Moreover, the impugned judgment and order of conviction and sentence in its entirety is not well founded in the facts and circumstances of the case. Therefore, the submissions advanc-ed by the learned Deputy Attorney General are not the correct exposition of law. Therefore, we are unable to accept his submissions. On the contrary submissions advanced by the learned Counsels for the defence prevail and appear to have a good deal of force.
In the light of discussions made above and the preponderant judicial views emerging out of the authorities refer to above, we are of the view that the impugned judgment and order of conviction and sentence suffer from legal infirmities which calls for interference by this Court.
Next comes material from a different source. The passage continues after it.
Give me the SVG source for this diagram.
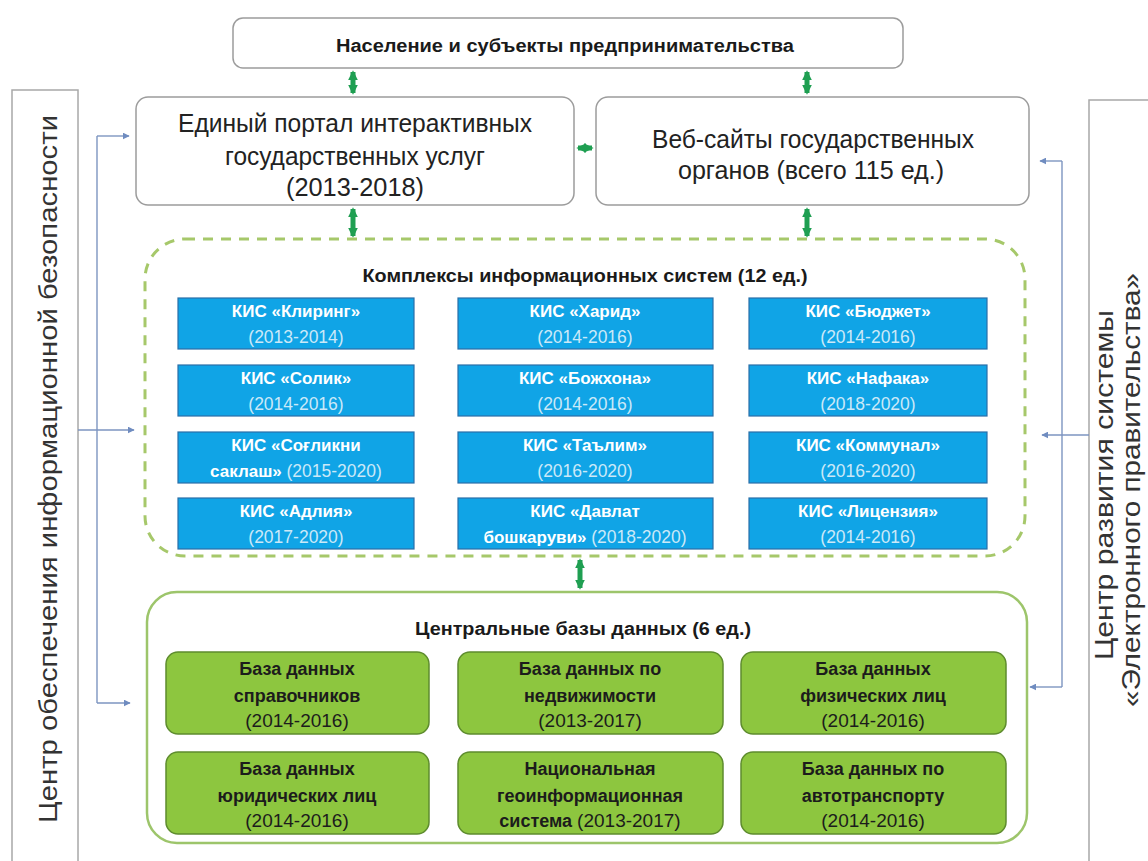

Thus the reference having no merit fails and all the appeals having merit succeed.
In the result:-
- Death reference No. 66 of 2006 is rejected.
- The impugned Judgment and order of conviction and sentence dated 30-07-2006 passed by learned Sessions Judge, Narayangonj in Session Case no. 194 of 2005 is hereby set aside and the accused are acquitted from the charge.
- Let the condemned prisoner Badiuz-zaman alias Badu be set at liberty if not detained in any other case.
- The appellants who are on bail are discharged from the bail bond.
- Accordingly all the appeals are allowed.